Creates a dictionary mapping elements from list1 to list2, ignoring text in ().

Allows data to be associated with pipelines designed to be generic. If no element found in the second list, value will be None. – Generated by Bard

Parameters:
  • list1 (list[str]) – A list of strings.

  • list2 (list[str]) – A list of strings.

Returns:

A dictionary mapping elements from list1 to list2, ignoring text in ().

Return type:

(dict[str, str | None])

Examples

Given two lists [‘era5’, ‘era5(test)’] and [‘era5’], the mapping would be

pyearthtools.zoo.utils.get_annotation(val)#

Get annotation from a signature value

Parameters:

val (Parameter)

pyearthtools.zoo.utils.get_arguments(function)#

Get arguments of a function

Parameters:

function (Callable) – Function to get arguments of

Returns:

[Required arguments, Type hints], [Defaulted arguements, defaults or type hints]

Return type:

(tuple[dict[str,Any], dict[str, Any]])

pyearthtools.zoo.utils.split_name_assignment(config)#

Split config into name and assignment components.

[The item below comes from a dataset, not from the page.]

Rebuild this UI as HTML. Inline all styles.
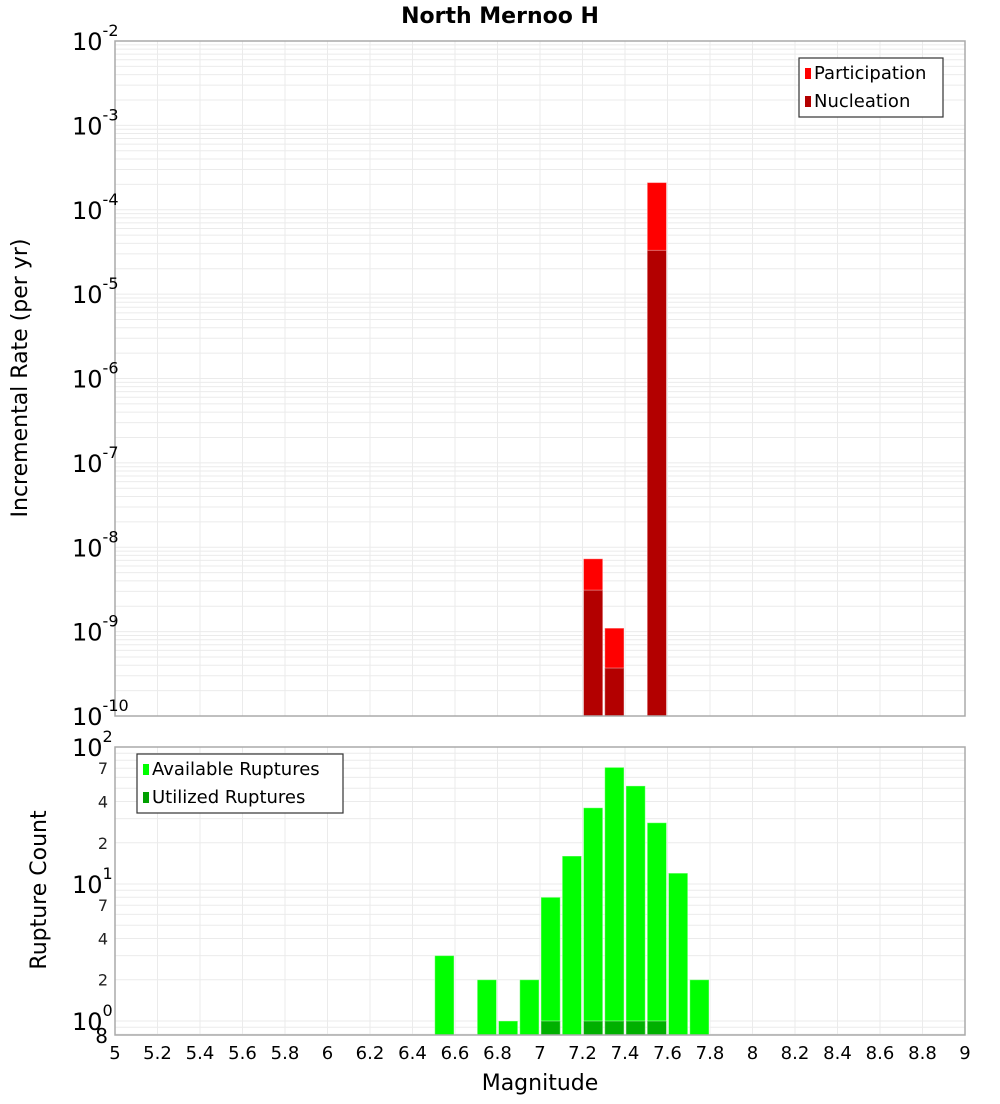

Assignment is given enclosed in {}, and multiple assignments can be split by ‘,’.

If no assignment, return it as None

Parameters:

config (str) – Pipeline config to parse

Raises:

ValueError – If too many elements discovered

Returns:

config name, dictionary of assignments if any or None

Return type:

(tuple[str, dict[str, str | int] | None])

zoo.warnings#

class pyearthtools.zoo.AccessorRegistrationWarning#

Warning for conflicts in accessor registration.